[begin SOURCE DATA]

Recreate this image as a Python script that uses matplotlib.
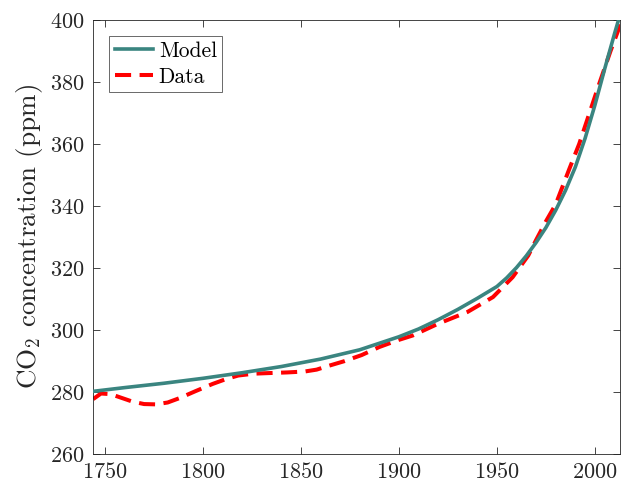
import numpy as np
import matplotlib
matplotlib.use("Agg")
import matplotlib.pyplot as plt

# model curve
model_years = [1744, 1760, 1780, 1800, 1820, 1840, 1860, 1880, 1900, 1910, 1920, 1930,
               1940, 1950, 1955, 1960, 1965, 1970, 1975, 1980, 1985, 1990, 1995,
               2000, 2005, 2010, 2013]
model_ppm = [280.2, 281.4, 282.8, 284.4, 286.2, 288.2, 290.6, 293.6, 297.8, 300.3, 303.3, 306.6,
             310.2, 314.0, 316.8, 320.1, 323.9, 328.2, 333.0, 338.6, 345.0, 352.5, 361.8,
             372.5, 384.2, 395.5, 402.0]

# observed data
data_years = [1744, 1748, 1753, 1758, 1764, 1770, 1776, 1782, 1788, 1796, 1805, 1812, 1818,
              1826, 1834, 1843, 1852, 1858, 1864, 1872, 1881, 1890, 1900, 1907, 1920,
              1935, 1948, 1958, 1966, 1970, 1975, 1980, 1987, 1992, 1997, 2002,
              2008, 2013]
data_ppm = [277.7, 279.5, 279.3, 278.2, 276.9, 276.1, 276.0, 276.6, 278.0, 280.2, 282.6, 284.2, 285.3,
            285.9, 286.1, 286.3, 286.6, 287.2, 288.4, 289.9, 291.9, 294.5, 296.8, 298.2, 302.0,
            305.8, 310.6, 317.0, 324.0, 329.0, 335.0, 340.5, 352.0, 360.0, 369.5, 379.0,
            390.0, 398.5]

plt.rcParams['font.family'] = 'serif'
plt.rcParams['font.serif'] = ['cmr10', 'DejaVu Serif']
plt.rcParams['mathtext.fontset'] = 'cm'
plt.rcParams['axes.formatter.use_mathtext'] = True

fig = plt.figure(figsize=(6.21, 4.90), dpi=100)
ax = fig.add_axes([0.150, 0.0735, 0.849, 0.886])

ax.plot(model_years, model_ppm, color='#3a8580', lw=2.6, label='Model', zorder=3)
ax.plot(data_years, data_ppm, color='#ff0000', lw=2.9, ls=(0, (4.0, 2.1)), label='Data', zorder=2)

ax.set_xlim(1744, 2013)
ax.set_ylim(260, 400)
ax.set_xticks([1750, 1800, 1850, 1900, 1950, 2000])
ax.set_yticks(np.arange(260, 401, 20))
ax.tick_params(direction='in', length=5, width=0.6, top=True, right=True,
               labelsize=16, colors='#262626', pad=6)
for sp in ax.spines.values():
    sp.set_color('#262626')
    sp.set_linewidth(0.6)

ax.set_ylabel(r'CO$_2$ concentration (ppm)', fontsize=19.5, color='#262626', labelpad=4)

leg = ax.legend(loc='upper left', fontsize=15.5, frameon=True, fancybox=False,
                edgecolor='#262626', handlelength=1.8, borderpad=0.25,
                labelspacing=0.3, handletextpad=0.25, borderaxespad=0.75)
leg.get_frame().set_linewidth(0.6)

fig.savefig('out.png', dpi=100)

[end SOURCE DATA]

▸ WHAT YOU NEED TO DO: Write out an exact copy of the listing, first line through the line containing "2.1)), label='Data', zorder=2)", with the pictures left out.

▸ TASK RESULT:
Recreate this image as a Python script that uses matplotlib.
import numpy as np
import matplotlib
matplotlib.use("Agg")
import matplotlib.pyplot as plt

# model curve
model_years = [1744, 1760, 1780, 1800, 1820, 1840, 1860, 1880, 1900, 1910, 1920, 1930,
               1940, 1950, 1955, 1960, 1965, 1970, 1975, 1980, 1985, 1990, 1995,
               2000, 2005, 2010, 2013]
model_ppm = [280.2, 281.4, 282.8, 284.4, 286.2, 288.2, 290.6, 293.6, 297.8, 300.3, 303.3, 306.6,
             310.2, 314.0, 316.8, 320.1, 323.9, 328.2, 333.0, 338.6, 345.0, 352.5, 361.8,
             372.5, 384.2, 395.5, 402.0]

# observed data
data_years = [1744, 1748, 1753, 1758, 1764, 1770, 1776, 1782, 1788, 1796, 1805, 1812, 1818,
              1826, 1834, 1843, 1852, 1858, 1864, 1872, 1881, 1890, 1900, 1907, 1920,
              1935, 1948, 1958, 1966, 1970, 1975, 1980, 1987, 1992, 1997, 2002,
              2008, 2013]
data_ppm = [277.7, 279.5, 279.3, 278.2, 276.9, 276.1, 276.0, 276.6, 278.0, 280.2, 282.6, 284.2, 285.3,
            285.9, 286.1, 286.3, 286.6, 287.2, 288.4, 289.9, 291.9, 294.5, 296.8, 298.2, 302.0,
            305.8, 310.6, 317.0, 324.0, 329.0, 335.0, 340.5, 352.0, 360.0, 369.5, 379.0,
            390.0, 398.5]

plt.rcParams['font.family'] = 'serif'
plt.rcParams['font.serif'] = ['cmr10', 'DejaVu Serif']
plt.rcParams['mathtext.fontset'] = 'cm'
plt.rcParams['axes.formatter.use_mathtext'] = True

fig = plt.figure(figsize=(6.21, 4.90), dpi=100)
ax = fig.add_axes([0.150, 0.0735, 0.849, 0.886])

ax.plot(model_years, model_ppm, color='#3a8580', lw=2.6, label='Model', zorder=3)
ax.plot(data_years, data_ppm, color='#ff0000', lw=2.9, ls=(0, (4.0, 2.1)), label='Data', zorder=2)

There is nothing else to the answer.